A.J. Jacobs is a agnostic, secular Jew and the author of
The Year of Living Biblically: One Man's Humble Quest to Follow the Bible as Literally as Possible. I have not read the book. He gave a
talk in 2007 on how the experience of trying to follow every law in the Bible changed him. It is a mildly amusing talk. Though he makes several errors in his conclusions it seems as if he made some positive progress. Of his insights I think this is one of the more profound, and I am not certain most Christians grasp the significance of this.

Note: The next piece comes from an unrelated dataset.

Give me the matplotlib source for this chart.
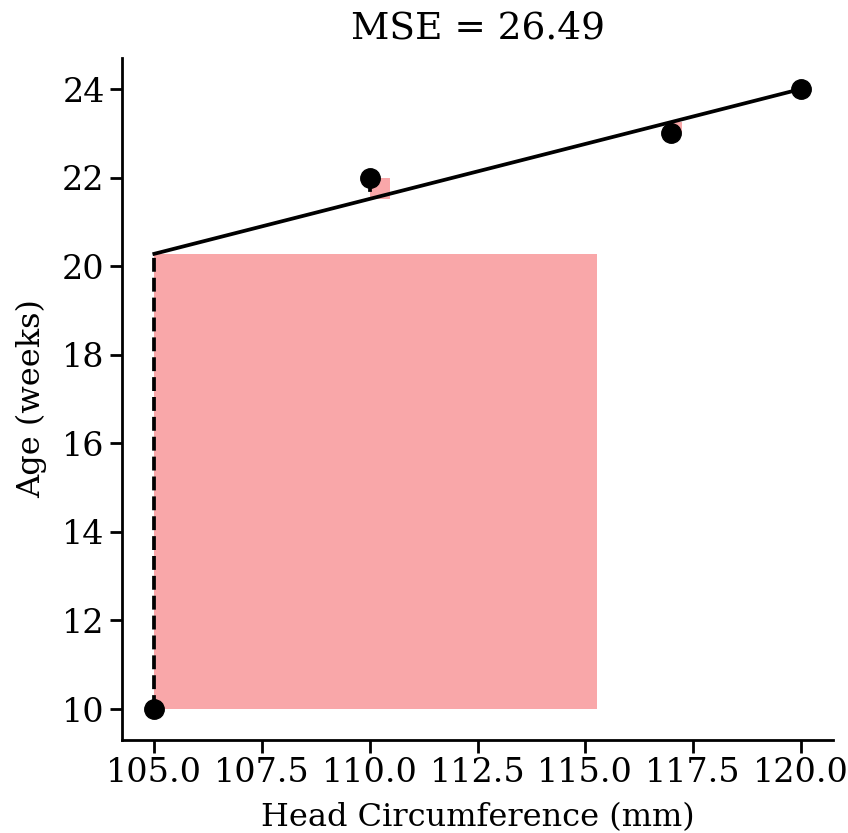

I couldn't believe how much my behaviour changed my thoughts. This was one of the huge lessons of the year is that I almost pretended to be a better person and I became a little bit of a better person. So it's that I had always thought you change your mind and you change your behaviour but its often the other way around, you change your behaviour and you change your mind. [6:20]
Rosaria Butterfield noted
something similar during her conversion
But God's promises rolled in like sets of waves into my world. One Lord's Day, Ken preached on John 7:17: "If anyone wills to do [God's] will, he shall know concerning the doctrine" (NKJV). This verse exposed the quicksand in which my feet were stuck. I was a thinker. I was paid to read books and write about them. I expected that in all areas of life, understanding came before obedience. And I wanted God to show me, on my terms, why homosexuality was a sin. I wanted to be the judge, not one being judged.
But the verse promised understanding after obedience. I wrestled with the question: Did I really want to understand homosexuality from God's point of view, or did I just want to argue with him? I prayed that night that God would give me the willingness to obey before I understood.
Elizabeth Goudge writes in her excellent (albeit slow) novel
The Bird in the Tree,
Creative love meant building up by quantities of small actions a habit
of service that might become at last a habit of mind and feeling as well
as of body. I tried, and I found it did work out like that. Feeling can be compelled by action not quite as easily as action by feeling, but far more lastingly.
While we need to renew our minds (Romans 12:2), obedience (when the pathway is clear) in the face of uncertain feelings eventually
convinces us of the truth we have accented to.